-- BEGIN --

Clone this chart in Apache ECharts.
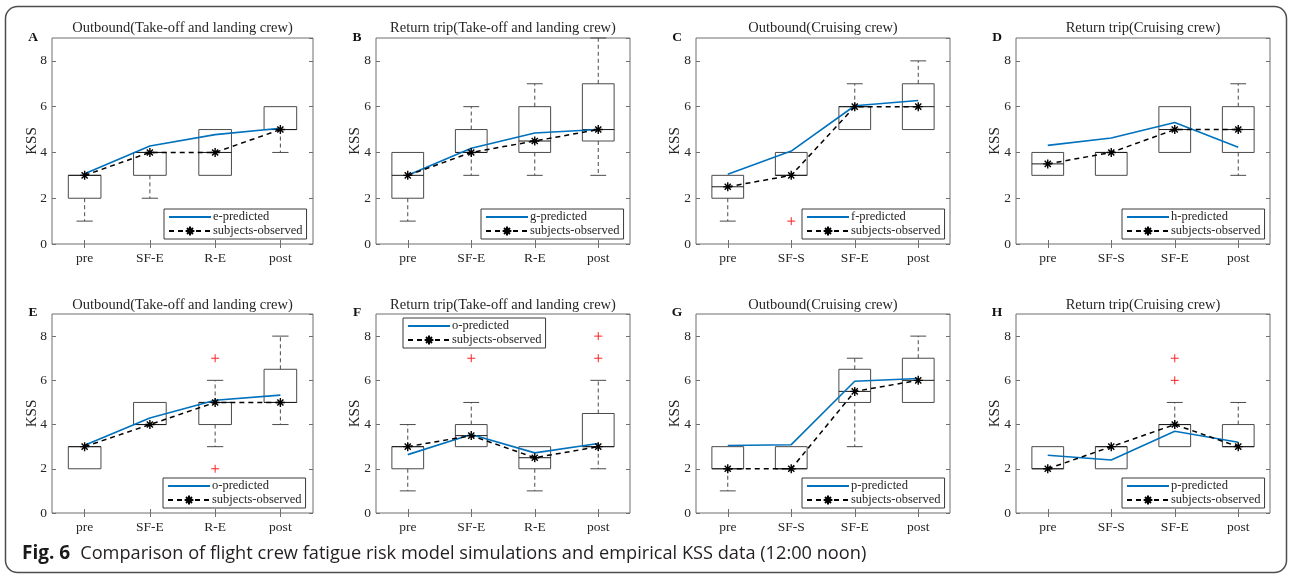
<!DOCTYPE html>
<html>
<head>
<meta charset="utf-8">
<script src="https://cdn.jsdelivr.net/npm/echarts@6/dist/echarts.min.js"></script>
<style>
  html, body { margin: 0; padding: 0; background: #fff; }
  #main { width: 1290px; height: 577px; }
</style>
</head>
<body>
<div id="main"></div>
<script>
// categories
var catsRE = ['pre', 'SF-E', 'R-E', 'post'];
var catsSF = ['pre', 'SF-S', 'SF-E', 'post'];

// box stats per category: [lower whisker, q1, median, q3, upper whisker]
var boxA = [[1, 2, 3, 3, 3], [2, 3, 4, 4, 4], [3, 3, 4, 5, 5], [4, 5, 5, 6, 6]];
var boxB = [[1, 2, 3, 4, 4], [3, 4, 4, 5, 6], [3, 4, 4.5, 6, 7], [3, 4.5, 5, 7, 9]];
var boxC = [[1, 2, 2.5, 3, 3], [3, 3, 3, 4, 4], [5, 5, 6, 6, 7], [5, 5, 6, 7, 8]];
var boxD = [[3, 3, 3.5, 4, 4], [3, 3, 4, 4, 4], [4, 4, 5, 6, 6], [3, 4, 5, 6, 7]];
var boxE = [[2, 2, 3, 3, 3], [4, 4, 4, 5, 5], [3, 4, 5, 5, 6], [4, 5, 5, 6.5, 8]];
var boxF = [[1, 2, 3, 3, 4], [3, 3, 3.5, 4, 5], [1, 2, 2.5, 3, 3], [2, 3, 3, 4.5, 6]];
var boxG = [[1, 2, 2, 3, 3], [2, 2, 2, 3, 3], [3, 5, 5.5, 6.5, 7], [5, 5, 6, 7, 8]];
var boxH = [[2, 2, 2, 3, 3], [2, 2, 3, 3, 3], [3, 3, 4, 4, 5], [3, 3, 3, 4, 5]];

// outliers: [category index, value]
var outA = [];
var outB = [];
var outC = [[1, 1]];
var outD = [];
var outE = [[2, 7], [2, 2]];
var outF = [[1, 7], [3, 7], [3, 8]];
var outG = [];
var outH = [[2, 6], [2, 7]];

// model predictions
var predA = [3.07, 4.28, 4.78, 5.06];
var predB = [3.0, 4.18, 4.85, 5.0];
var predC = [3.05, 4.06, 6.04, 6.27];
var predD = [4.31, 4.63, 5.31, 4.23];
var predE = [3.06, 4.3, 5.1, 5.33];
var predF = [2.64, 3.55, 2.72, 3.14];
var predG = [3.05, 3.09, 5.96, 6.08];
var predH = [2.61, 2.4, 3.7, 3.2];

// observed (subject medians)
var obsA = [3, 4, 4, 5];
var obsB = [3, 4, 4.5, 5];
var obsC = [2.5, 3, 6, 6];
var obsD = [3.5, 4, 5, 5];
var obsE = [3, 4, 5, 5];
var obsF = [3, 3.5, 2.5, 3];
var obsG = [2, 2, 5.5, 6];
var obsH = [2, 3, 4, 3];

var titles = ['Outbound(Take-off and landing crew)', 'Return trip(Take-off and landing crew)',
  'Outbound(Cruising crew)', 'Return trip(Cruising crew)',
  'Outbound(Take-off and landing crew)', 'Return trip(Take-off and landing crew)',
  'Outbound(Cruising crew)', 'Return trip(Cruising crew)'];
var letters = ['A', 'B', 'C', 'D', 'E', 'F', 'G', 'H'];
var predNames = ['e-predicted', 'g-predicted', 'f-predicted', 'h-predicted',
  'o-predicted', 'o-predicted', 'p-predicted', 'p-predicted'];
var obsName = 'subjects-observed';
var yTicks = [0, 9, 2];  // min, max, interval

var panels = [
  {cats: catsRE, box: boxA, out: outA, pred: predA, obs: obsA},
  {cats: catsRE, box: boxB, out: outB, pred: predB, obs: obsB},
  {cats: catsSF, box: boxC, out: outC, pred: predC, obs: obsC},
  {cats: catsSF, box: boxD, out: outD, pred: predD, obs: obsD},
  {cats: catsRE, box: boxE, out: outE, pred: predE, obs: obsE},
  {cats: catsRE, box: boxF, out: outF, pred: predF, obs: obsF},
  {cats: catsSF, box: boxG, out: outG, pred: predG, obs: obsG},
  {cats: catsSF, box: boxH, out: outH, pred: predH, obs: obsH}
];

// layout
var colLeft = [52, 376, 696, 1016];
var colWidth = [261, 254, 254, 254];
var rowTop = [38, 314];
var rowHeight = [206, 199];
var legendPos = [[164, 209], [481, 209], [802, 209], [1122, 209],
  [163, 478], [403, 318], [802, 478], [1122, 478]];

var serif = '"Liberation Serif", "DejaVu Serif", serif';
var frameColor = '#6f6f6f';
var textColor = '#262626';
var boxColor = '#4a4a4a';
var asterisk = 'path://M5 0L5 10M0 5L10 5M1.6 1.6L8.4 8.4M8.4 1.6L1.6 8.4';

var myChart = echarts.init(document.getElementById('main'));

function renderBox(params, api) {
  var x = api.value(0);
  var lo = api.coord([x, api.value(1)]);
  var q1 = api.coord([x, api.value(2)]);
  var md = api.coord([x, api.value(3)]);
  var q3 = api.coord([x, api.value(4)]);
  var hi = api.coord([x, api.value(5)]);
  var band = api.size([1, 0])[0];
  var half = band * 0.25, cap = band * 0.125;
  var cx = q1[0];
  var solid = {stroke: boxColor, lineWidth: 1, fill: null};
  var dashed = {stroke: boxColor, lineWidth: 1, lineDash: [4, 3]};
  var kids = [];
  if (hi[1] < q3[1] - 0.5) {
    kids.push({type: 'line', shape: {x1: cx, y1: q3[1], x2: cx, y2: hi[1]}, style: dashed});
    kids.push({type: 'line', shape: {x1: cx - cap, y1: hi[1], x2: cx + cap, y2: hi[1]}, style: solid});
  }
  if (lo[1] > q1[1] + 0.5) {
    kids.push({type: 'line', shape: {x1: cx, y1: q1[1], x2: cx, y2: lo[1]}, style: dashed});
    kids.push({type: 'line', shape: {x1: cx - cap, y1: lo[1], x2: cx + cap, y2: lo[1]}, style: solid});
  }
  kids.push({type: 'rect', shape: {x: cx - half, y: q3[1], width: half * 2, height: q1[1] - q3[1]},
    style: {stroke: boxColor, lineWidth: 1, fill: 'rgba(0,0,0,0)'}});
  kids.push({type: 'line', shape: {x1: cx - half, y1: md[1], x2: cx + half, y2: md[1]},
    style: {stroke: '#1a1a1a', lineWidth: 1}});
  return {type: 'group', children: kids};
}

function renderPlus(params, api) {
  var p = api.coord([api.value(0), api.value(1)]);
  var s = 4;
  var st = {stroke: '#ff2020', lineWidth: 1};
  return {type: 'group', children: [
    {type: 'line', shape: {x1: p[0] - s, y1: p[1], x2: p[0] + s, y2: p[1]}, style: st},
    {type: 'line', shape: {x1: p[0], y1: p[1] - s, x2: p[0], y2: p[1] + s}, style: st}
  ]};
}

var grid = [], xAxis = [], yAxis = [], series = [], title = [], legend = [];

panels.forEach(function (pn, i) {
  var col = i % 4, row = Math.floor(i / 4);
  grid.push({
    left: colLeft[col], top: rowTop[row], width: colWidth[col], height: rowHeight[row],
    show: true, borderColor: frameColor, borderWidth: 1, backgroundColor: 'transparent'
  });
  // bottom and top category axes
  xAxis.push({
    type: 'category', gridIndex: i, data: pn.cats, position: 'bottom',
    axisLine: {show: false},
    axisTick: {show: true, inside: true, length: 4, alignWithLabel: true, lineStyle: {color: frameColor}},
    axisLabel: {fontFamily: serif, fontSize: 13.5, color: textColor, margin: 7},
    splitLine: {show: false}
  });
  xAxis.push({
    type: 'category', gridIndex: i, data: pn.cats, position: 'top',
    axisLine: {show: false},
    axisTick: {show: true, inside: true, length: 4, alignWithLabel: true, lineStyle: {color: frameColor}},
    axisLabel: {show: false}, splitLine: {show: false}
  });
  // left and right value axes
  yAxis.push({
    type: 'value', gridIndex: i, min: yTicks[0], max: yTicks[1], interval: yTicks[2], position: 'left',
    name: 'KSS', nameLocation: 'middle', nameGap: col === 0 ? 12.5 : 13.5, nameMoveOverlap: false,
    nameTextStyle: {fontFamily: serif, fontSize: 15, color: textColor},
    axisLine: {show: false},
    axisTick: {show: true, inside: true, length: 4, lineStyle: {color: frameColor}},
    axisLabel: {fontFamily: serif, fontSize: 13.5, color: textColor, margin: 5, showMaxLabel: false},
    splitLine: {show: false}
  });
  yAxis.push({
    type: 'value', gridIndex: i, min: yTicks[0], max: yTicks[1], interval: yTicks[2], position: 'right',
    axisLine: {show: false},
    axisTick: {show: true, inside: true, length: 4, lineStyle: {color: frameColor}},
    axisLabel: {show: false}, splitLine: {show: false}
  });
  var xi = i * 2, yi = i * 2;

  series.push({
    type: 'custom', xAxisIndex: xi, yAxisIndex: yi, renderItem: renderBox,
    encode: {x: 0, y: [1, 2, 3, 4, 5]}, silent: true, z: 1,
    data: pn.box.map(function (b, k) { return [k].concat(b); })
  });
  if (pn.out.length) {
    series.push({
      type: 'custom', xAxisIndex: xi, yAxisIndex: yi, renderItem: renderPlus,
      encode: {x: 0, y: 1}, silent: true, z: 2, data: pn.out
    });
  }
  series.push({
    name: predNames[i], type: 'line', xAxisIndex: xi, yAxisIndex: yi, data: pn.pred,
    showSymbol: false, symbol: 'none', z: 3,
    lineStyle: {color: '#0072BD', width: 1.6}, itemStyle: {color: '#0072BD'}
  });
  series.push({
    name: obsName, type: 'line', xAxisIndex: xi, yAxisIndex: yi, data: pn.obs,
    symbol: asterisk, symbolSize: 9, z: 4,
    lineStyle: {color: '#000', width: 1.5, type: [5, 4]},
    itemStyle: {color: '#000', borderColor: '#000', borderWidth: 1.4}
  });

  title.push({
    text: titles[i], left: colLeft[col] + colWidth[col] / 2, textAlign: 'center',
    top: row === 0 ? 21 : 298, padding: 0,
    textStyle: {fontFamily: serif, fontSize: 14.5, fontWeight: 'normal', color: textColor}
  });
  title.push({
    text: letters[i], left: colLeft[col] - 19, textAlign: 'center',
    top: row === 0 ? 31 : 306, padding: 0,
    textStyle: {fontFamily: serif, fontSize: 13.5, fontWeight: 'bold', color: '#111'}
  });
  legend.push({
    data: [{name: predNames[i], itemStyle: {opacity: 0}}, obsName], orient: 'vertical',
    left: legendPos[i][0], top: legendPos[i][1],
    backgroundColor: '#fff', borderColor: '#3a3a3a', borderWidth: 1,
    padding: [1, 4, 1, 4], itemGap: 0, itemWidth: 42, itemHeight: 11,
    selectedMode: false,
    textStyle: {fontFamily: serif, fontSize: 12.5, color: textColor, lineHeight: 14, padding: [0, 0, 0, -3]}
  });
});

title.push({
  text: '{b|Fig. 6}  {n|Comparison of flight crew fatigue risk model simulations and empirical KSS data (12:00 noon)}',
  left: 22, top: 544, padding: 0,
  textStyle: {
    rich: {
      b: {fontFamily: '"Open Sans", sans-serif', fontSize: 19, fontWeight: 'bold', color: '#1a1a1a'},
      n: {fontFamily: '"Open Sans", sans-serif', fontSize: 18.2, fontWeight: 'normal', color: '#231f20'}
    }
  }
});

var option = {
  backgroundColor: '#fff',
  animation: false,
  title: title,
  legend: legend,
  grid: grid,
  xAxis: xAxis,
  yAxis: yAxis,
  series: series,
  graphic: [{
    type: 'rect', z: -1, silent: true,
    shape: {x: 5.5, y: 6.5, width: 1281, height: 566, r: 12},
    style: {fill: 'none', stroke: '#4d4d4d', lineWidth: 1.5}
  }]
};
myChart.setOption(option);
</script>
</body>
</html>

-- END --

→ What is needed
Pictures are excluded: retype only the lines from the beginning of the listing above through the line with "var catsSF = ['pre', 'SF-S', 'SF-E', 'post'];", both included.

→ Result
Clone this chart in Apache ECharts.
<!DOCTYPE html>
<html>
<head>
<meta charset="utf-8">
<script src="https://cdn.jsdelivr.net/npm/echarts@6/dist/echarts.min.js"></script>
<style>
  html, body { margin: 0; padding: 0; background: #fff; }
  #main { width: 1290px; height: 577px; }
</style>
</head>
<body>
<div id="main"></div>
<script>
// categories
var catsRE = ['pre', 'SF-E', 'R-E', 'post'];
var catsSF = ['pre', 'SF-S', 'SF-E', 'post'];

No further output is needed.